La armonía bipartidista fue una de las primeras bajas de la guerra. Una vez quedó claro que Sadam no tenía armas químicas y biológicas, una de las grandes justificaciones de la invasión, la unidad dio paso a las recriminaciones. No importó que prácticamente todo el mundo – republicanos y demócratas, analistas de la CIA y el Consejo de Seguridad de la ONU, hasta los propios militares de Sadam– estuviera seguro de que se iban a encontrar armas de destrucción masiva. Ni que el tirano hubiera utilizado con anterioridad armas de destrucción masiva para matar a hombres, mujeres y niños. La tentación de exagerar un fallo de inteligencia y presentarlo como una mentira era políticamente irresistible.
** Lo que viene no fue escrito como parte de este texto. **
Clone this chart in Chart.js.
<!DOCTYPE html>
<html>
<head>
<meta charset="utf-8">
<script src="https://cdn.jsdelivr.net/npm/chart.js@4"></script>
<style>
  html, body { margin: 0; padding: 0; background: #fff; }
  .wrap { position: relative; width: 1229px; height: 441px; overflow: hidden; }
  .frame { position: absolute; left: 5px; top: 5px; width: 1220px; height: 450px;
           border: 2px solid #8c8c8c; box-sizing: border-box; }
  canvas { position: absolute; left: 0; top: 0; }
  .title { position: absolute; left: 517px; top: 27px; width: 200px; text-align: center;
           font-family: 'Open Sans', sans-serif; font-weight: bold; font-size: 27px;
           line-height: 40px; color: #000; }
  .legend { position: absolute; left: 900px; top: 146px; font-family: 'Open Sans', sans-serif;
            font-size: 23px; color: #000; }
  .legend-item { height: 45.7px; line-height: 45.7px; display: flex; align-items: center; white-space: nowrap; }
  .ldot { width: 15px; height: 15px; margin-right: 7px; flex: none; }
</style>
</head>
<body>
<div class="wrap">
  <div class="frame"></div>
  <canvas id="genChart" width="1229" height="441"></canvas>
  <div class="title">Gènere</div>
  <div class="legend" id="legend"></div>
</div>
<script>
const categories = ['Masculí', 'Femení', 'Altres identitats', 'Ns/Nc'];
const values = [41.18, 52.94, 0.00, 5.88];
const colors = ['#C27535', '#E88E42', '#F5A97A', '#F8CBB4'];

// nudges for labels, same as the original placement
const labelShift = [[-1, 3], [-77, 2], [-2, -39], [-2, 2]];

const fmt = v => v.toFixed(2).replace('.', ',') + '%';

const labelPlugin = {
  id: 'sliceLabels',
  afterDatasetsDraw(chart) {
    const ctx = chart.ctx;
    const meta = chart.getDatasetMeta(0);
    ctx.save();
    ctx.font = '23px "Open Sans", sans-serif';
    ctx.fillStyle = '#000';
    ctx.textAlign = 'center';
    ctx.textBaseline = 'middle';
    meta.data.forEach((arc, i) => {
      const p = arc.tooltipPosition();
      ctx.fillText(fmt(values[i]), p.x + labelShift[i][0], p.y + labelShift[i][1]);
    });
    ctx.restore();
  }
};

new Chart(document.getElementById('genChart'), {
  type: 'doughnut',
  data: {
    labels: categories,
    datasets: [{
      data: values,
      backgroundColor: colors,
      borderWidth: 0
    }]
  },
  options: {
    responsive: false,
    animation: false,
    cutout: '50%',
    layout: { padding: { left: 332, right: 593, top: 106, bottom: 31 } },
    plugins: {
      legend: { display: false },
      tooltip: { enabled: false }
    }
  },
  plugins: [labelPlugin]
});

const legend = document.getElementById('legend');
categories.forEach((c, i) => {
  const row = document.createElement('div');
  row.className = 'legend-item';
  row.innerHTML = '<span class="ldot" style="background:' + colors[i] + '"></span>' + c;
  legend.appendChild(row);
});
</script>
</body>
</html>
Cuando al relativamente rápido derrocamiento de Sadam le siguió una lucha insurgente larga y sangrienta, la oposición a la guerra cobró fuerza. Para muchos pasó a ser artículo de fe que la victoria no era una opción. La guerra para deponer a Sadam no era simplemente "la locura de Bush", sino –en palabras del líder de la mayoría en el Senado, Harry Reid (2007)– "el peor error de la política exterior" norteamericana.
Pero luego vendría el exitoso surge de Bush, y el rumbo de la guerra dio un vuelco.
Para cuando Bush abandonó el Gobierno, la insurgencia estaba diezmada, la violencia se había reducido un 90% y los iraquíes estaban gobernados por políticos a los que ellos habían votado ellos mismos. Distaba mucho de la perfección, pero "algo que se parece bastante a una democracia está empezando a echar raíces en Irak", informaba Newsweek a principios de 2010. En su portada, la revista anunciaba: "Por fin, victoria".
O eso habría podido cantarse, si el nuevo Comandante en Jefe no hubiera insistido tanto en echar el cierre.
En octubre de 2011, el presidente Obama –pasando por alto a los jefes militares, que le recomendaban mantener sobre el terreno un contingente de 18.000 hombres– anunció que todos los efectivos norteamericanos estarían fuera de Irak para finales de ese mismo año. Fue una decisión popular, la mayoría de los estadounidenses estaban comprensiblemente hastiados de Irak. Pero abandonar a los iraquíes y a su recién nacida democracia fue una insensatez.
"Dejó al primer ministro Maliki las manos libres para ser un chií más sectario de lo que lo hubiera sido con Estados Unidos vigilando", ha escrito el historiador militar Max Boot. Y con Maliki cargando contra la oposición suní, parte de ésta vuelve a hacer "causa común con Al Qaeda en Irak", que estuvo en trance de extinción durante el surge. Es un triste consuelo saber que mucha gente alertara ya en 2011 de que iba a pasar precisamente eso.
En definitiva, ¿valió la pena la guerra de Irak? Los americanos están lejos de ponerse de acuerdo al respecto. Nunca está claro el veredicto de la historia cuando ha pasado tan poco tiempo. Sea como fuere, lo cierto es que la invasión de hace diez años puso fin al reinado de un tirano genocida y garantizó que sus monstruosos hijos no le sucedieran; inculcó el miedo en otros dictadores, lo que condujo a que el libio Muamar Gadafi, por ejemplo, renunciara a su arsenal de armas de destrucción masiva, e hizo que los iraquíes experimentasen en primera persona los beneficios de vivir bajo un Gobierno democrático.
Como todas las guerras, incluidas las de liberación, la de Irak tuvo un coste tremendo. Pero el statu quo ante era peor.